SUPPLIED DATA ▸
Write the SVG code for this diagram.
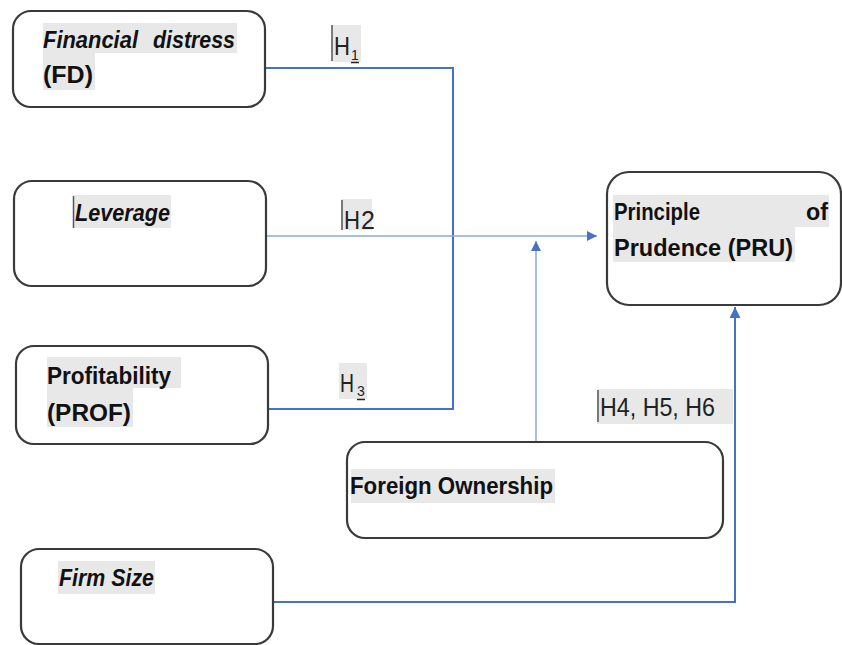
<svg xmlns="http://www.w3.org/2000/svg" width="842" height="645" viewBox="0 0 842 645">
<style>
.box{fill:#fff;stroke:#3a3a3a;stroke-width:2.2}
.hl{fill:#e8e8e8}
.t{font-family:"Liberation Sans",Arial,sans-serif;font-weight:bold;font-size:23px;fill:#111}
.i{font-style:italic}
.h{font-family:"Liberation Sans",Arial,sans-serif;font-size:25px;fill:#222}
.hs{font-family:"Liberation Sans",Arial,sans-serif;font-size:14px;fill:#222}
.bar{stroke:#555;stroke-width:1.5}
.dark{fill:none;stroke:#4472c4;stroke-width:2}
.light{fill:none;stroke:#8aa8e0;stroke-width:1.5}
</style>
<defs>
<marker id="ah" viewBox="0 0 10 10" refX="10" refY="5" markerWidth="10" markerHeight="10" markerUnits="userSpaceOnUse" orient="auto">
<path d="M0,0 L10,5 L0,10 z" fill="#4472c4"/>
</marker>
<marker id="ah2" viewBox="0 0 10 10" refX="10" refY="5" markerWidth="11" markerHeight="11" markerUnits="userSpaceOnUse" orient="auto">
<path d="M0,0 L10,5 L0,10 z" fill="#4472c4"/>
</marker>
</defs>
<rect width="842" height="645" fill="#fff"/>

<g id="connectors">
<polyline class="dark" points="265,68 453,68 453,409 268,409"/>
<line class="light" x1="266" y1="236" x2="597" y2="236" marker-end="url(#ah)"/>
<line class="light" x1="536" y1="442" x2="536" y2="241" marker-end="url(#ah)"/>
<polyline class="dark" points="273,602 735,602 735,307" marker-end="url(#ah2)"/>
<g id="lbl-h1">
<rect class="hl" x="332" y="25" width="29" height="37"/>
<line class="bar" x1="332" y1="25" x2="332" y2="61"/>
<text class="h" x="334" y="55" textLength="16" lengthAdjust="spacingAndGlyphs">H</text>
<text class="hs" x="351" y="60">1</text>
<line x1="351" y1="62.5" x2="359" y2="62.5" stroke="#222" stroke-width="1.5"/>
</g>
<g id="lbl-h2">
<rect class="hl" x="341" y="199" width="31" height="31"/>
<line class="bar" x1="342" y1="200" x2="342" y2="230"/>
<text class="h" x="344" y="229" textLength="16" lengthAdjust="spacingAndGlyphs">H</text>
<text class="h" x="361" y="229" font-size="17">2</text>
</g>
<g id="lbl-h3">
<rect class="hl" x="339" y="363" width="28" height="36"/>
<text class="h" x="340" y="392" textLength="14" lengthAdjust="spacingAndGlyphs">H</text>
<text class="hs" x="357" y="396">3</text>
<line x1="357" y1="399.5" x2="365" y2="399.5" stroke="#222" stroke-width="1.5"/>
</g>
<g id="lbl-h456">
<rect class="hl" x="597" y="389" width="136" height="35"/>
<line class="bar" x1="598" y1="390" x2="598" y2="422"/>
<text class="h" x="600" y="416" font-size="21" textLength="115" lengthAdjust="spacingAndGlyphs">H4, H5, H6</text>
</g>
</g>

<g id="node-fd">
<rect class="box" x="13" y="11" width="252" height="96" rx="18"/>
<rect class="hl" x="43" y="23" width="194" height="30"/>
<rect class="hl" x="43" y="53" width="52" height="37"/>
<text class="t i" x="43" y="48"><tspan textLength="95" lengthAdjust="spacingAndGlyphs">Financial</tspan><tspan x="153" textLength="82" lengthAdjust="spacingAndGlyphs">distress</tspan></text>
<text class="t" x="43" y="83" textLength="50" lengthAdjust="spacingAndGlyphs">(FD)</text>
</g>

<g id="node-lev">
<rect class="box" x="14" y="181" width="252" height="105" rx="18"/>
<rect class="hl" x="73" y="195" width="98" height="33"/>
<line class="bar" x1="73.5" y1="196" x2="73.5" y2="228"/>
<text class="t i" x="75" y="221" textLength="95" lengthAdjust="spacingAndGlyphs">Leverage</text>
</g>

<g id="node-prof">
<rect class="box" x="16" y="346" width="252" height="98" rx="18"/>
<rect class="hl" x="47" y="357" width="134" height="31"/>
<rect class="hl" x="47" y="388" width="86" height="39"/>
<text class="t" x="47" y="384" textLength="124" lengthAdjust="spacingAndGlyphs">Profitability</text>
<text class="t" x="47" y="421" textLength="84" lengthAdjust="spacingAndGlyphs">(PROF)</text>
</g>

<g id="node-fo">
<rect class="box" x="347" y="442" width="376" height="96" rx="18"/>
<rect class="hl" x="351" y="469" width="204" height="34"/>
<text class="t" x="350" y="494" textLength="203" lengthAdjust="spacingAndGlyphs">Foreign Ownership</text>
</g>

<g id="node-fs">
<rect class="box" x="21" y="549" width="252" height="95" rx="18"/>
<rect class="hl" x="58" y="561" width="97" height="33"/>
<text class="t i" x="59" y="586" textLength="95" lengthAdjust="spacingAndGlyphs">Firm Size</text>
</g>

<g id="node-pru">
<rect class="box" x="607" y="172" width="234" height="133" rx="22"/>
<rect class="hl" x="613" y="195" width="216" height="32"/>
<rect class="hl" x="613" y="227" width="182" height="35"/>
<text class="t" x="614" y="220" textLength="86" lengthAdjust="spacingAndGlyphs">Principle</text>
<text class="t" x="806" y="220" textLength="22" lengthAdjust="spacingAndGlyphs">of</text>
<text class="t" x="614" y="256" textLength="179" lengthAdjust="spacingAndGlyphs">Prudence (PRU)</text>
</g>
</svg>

DIRECTIONS ▸ Restate the data above word for word. Do not include the images.

COMPLETED TASK ▸
Write the SVG code for this diagram.
<svg xmlns="http://www.w3.org/2000/svg" width="842" height="645" viewBox="0 0 842 645">
<style>
.box{fill:#fff;stroke:#3a3a3a;stroke-width:2.2}
.hl{fill:#e8e8e8}
.t{font-family:"Liberation Sans",Arial,sans-serif;font-weight:bold;font-size:23px;fill:#111}
.i{font-style:italic}
.h{font-family:"Liberation Sans",Arial,sans-serif;font-size:25px;fill:#222}
.hs{font-family:"Liberation Sans",Arial,sans-serif;font-size:14px;fill:#222}
.bar{stroke:#555;stroke-width:1.5}
.dark{fill:none;stroke:#4472c4;stroke-width:2}
.light{fill:none;stroke:#8aa8e0;stroke-width:1.5}
</style>
<defs>
<marker id="ah" viewBox="0 0 10 10" refX="10" refY="5" markerWidth="10" markerHeight="10" markerUnits="userSpaceOnUse" orient="auto">
<path d="M0,0 L10,5 L0,10 z" fill="#4472c4"/>
</marker>
<marker id="ah2" viewBox="0 0 10 10" refX="10" refY="5" markerWidth="11" markerHeight="11" markerUnits="userSpaceOnUse" orient="auto">
<path d="M0,0 L10,5 L0,10 z" fill="#4472c4"/>
</marker>
</defs>
<rect width="842" height="645" fill="#fff"/>

<g id="connectors">
<polyline class="dark" points="265,68 453,68 453,409 268,409"/>
<line class="light" x1="266" y1="236" x2="597" y2="236" marker-end="url(#ah)"/>
<line class="light" x1="536" y1="442" x2="536" y2="241" marker-end="url(#ah)"/>
<polyline class="dark" points="273,602 735,602 735,307" marker-end="url(#ah2)"/>
<g id="lbl-h1">
<rect class="hl" x="332" y="25" width="29" height="37"/>
<line class="bar" x1="332" y1="25" x2="332" y2="61"/>
<text class="h" x="334" y="55" textLength="16" lengthAdjust="spacingAndGlyphs">H</text>
<text class="hs" x="351" y="60">1</text>
<line x1="351" y1="62.5" x2="359" y2="62.5" stroke="#222" stroke-width="1.5"/>
</g>
<g id="lbl-h2">
<rect class="hl" x="341" y="199" width="31" height="31"/>
<line class="bar" x1="342" y1="200" x2="342" y2="230"/>
<text class="h" x="344" y="229" textLength="16" lengthAdjust="spacingAndGlyphs">H</text>
<text class="h" x="361" y="229" font-size="17">2</text>
</g>
<g id="lbl-h3">
<rect class="hl" x="339" y="363" width="28" height="36"/>
<text class="h" x="340" y="392" textLength="14" lengthAdjust="spacingAndGlyphs">H</text>
<text class="hs" x="357" y="396">3</text>
<line x1="357" y1="399.5" x2="365" y2="399.5" stroke="#222" stroke-width="1.5"/>
</g>
<g id="lbl-h456">
<rect class="hl" x="597" y="389" width="136" height="35"/>
<line class="bar" x1="598" y1="390" x2="598" y2="422"/>
<text class="h" x="600" y="416" font-size="21" textLength="115" lengthAdjust="spacingAndGlyphs">H4, H5, H6</text>
</g>
</g>

<g id="node-fd">
<rect class="box" x="13" y="11" width="252" height="96" rx="18"/>
<rect class="hl" x="43" y="23" width="194" height="30"/>
<rect class="hl" x="43" y="53" width="52" height="37"/>
<text class="t i" x="43" y="48"><tspan textLength="95" lengthAdjust="spacingAndGlyphs">Financial</tspan><tspan x="153" textLength="82" lengthAdjust="spacingAndGlyphs">distress</tspan></text>
<text class="t" x="43" y="83" textLength="50" lengthAdjust="spacingAndGlyphs">(FD)</text>
</g>

<g id="node-lev">
<rect class="box" x="14" y="181" width="252" height="105" rx="18"/>
<rect class="hl" x="73" y="195" width="98" height="33"/>
<line class="bar" x1="73.5" y1="196" x2="73.5" y2="228"/>
<text class="t i" x="75" y="221" textLength="95" lengthAdjust="spacingAndGlyphs">Leverage</text>
</g>

<g id="node-prof">
<rect class="box" x="16" y="346" width="252" height="98" rx="18"/>
<rect class="hl" x="47" y="357" width="134" height="31"/>
<rect class="hl" x="47" y="388" width="86" height="39"/>
<text class="t" x="47" y="384" textLength="124" lengthAdjust="spacingAndGlyphs">Profitability</text>
<text class="t" x="47" y="421" textLength="84" lengthAdjust="spacingAndGlyphs">(PROF)</text>
</g>

<g id="node-fo">
<rect class="box" x="347" y="442" width="376" height="96" rx="18"/>
<rect class="hl" x="351" y="469" width="204" height="34"/>
<text class="t" x="350" y="494" textLength="203" lengthAdjust="spacingAndGlyphs">Foreign Ownership</text>
</g>

<g id="node-fs">
<rect class="box" x="21" y="549" width="252" height="95" rx="18"/>
<rect class="hl" x="58" y="561" width="97" height="33"/>
<text class="t i" x="59" y="586" textLength="95" lengthAdjust="spacingAndGlyphs">Firm Size</text>
</g>

<g id="node-pru">
<rect class="box" x="607" y="172" width="234" height="133" rx="22"/>
<rect class="hl" x="613" y="195" width="216" height="32"/>
<rect class="hl" x="613" y="227" width="182" height="35"/>
<text class="t" x="614" y="220" textLength="86" lengthAdjust="spacingAndGlyphs">Principle</text>
<text class="t" x="806" y="220" textLength="22" lengthAdjust="spacingAndGlyphs">of</text>
<text class="t" x="614" y="256" textLength="179" lengthAdjust="spacingAndGlyphs">Prudence (PRU)</text>
</g>
</svg>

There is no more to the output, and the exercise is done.